Lee And Chi Chi Sharing Optimism

Their post-Katrina signs are an inspiration to others. Anyone who's driven Highway 90 through Gulfport can tell you where Lee and Chi Chi live.

But you may not know the story behind those signs and the determined couple that's building back.

"Oh, none at all. No," said Lee Bryant, explaining there was never any doubt about he and Chi Chi rebuilding. "We decided from day one after the hurricane. We came down here and looked and drove along the beach and said, 'Hey, we're going to rebuild. We're going to rebuild.'"

The Lee and Chi Chi FEMA trailer will soon give way to a 3300 square foot beach front home. It's a hurricane resistant structure.
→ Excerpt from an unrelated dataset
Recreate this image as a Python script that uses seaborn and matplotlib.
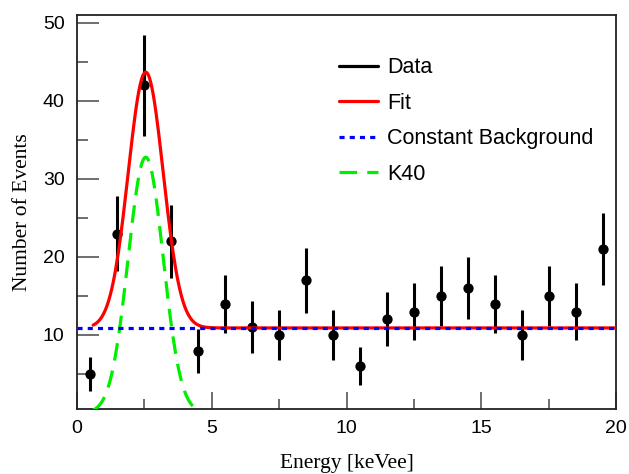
import numpy as np
import pandas as pd
import matplotlib
matplotlib.use("Agg")
import matplotlib.pyplot as plt
import seaborn as sns

# Data (binned counts, 1 keVee bins)
bin_centers = [0.5, 1.5, 2.5, 3.5, 4.5, 5.5, 6.5, 7.5, 8.5, 9.5,
               10.5, 11.5, 12.5, 13.5, 14.5, 15.5, 16.5, 17.5, 18.5, 19.5]
counts = [5, 23, 42, 22, 8, 14, 11, 10, 17, 10,
          6, 12, 13, 15, 16, 14, 10, 15, 13, 21]

# Fit parameters (Gaussian K40 peak + constant background)
k40_amp = 32.8
k40_mean = 2.55
k40_sigma = 0.65
bkg_level = 10.9
fit_range = [0.6, 20.0]

sns.set_style("ticks")
plt.rcParams["font.family"] = ["Liberation Sans", "DejaVu Sans"]
plt.rcParams["text.color"] = "black"
plt.rcParams["axes.labelcolor"] = "black"
plt.rcParams["xtick.labelcolor"] = "black"
plt.rcParams["ytick.labelcolor"] = "black"

df = pd.DataFrame({"energy": bin_centers, "events": counts})
df["err"] = np.sqrt(df["events"])

x = np.linspace(fit_range[0], fit_range[1], 400)
k40 = k40_amp * np.exp(-0.5 * ((x - k40_mean) / k40_sigma) ** 2)
curves = pd.DataFrame({"energy": x, "k40": k40, "fit": k40 + bkg_level})

fig = plt.figure(figsize=(6.29, 4.74), dpi=100)
ax = fig.add_axes([0.1224, 0.137, 0.857, 0.831])

ax.errorbar(df["energy"], df["events"], yerr=df["err"], fmt="none",
            ecolor="black", elinewidth=2.2, capsize=0, zorder=3)
sns.scatterplot(data=df, x="energy", y="events", color="black", s=55,
                edgecolor="black", linewidth=0, ax=ax, zorder=4)

sns.lineplot(data=curves, x="energy", y="fit", color="red", lw=2.3,
             ax=ax, zorder=5)
ax.plot([0, 20], [bkg_level, bkg_level], color="blue", lw=2.3,
        dashes=(1.6, 1.6), zorder=6)
sns.lineplot(data=curves, x="energy", y="k40", color="#00ee00", lw=2.3,
             ax=ax, zorder=5, dashes=False)
ax.lines[-1].set_dashes((5.5, 3.2))

ax.set_xlim(0, 20)
ax.set_ylim(0.5, 51)
ax.set_xticks([0, 5, 10, 15, 20])
ax.set_xticks([2.5, 7.5, 12.5, 17.5], minor=True)
ax.set_yticks([10, 20, 30, 40, 50])
ax.set_yticks([5, 15, 25, 35, 45], minor=True)
ax.tick_params(axis="both", which="both", direction="in", labelsize=14,
               color="#555555", width=1.2, labelcolor="black")
ax.tick_params(axis="y", which="major", length=16, pad=9)
ax.tick_params(axis="y", which="minor", length=8)
ax.tick_params(axis="x", which="major", length=12, pad=8)
ax.tick_params(axis="x", which="minor", length=7)
for sp in ax.spines.values():
    sp.set_linewidth(1.3)
    sp.set_color("#222222")

ax.set_xlabel("Energy [keVee]", family="Liberation Serif", fontsize=15.5,
              labelpad=12)
ax.set_ylabel("Number of Events", family="Liberation Serif", fontsize=15.5,
              labelpad=8)

handles = [
    plt.Line2D([], [], color="black", lw=2.3),
    plt.Line2D([], [], color="red", lw=2.3),
    plt.Line2D([], [], color="blue", lw=2.3, dashes=(1.6, 1.6)),
    plt.Line2D([], [], color="#00ee00", lw=2.3, dashes=(5.5, 3.2)),
]
labels = ["Data", "Fit", "Constant Background", "K40"]
ax.legend(handles, labels, loc="upper left", bbox_to_anchor=(0.471, 0.915),
          frameon=False, fontsize=15.5, handlelength=1.8, handletextpad=0.42,
          labelspacing=0.67, borderaxespad=0)

fig.savefig("out.png", dpi=100)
Contractor J.B. Taylor points out multiple hurricane strapping and something different - Hurri-Bolts , which are basically thick steel bolts that run from foundation to rooftop.

"Yes. This is one continuous bolt all the way through the whole house to the very top. And it more or less squeezes everything together, to try and keep from uplift. It's the newest thing on the market," said Taylor.

Bricks salvaged from their old home will be incorporated into the new construction. Katrina left them with little more than a slab and a tree swing, but Lee and Chi Chi decided early on to share their optimism with others. That's how those signs came about.

"I drove down the beach two or three days after the hurricane and it was nothing but destruction, destruction, destruction. And I said to myself, if I could just be one of the first ones to rebuild, and show folks it could be done, I just felt compelled to do so," said Bryant.

"Everything's positive. Everything they look at, they have a positive outlook on life, about the coast. And everybody needs to take heed and look at what they're doing. They're an inspiration to all of us," said home consultant, Wayne O'Neal.

Lee and Chi Chi are enjoying their FEMA trailer, but they hope to move into their "new pad" sometime in mid to late July.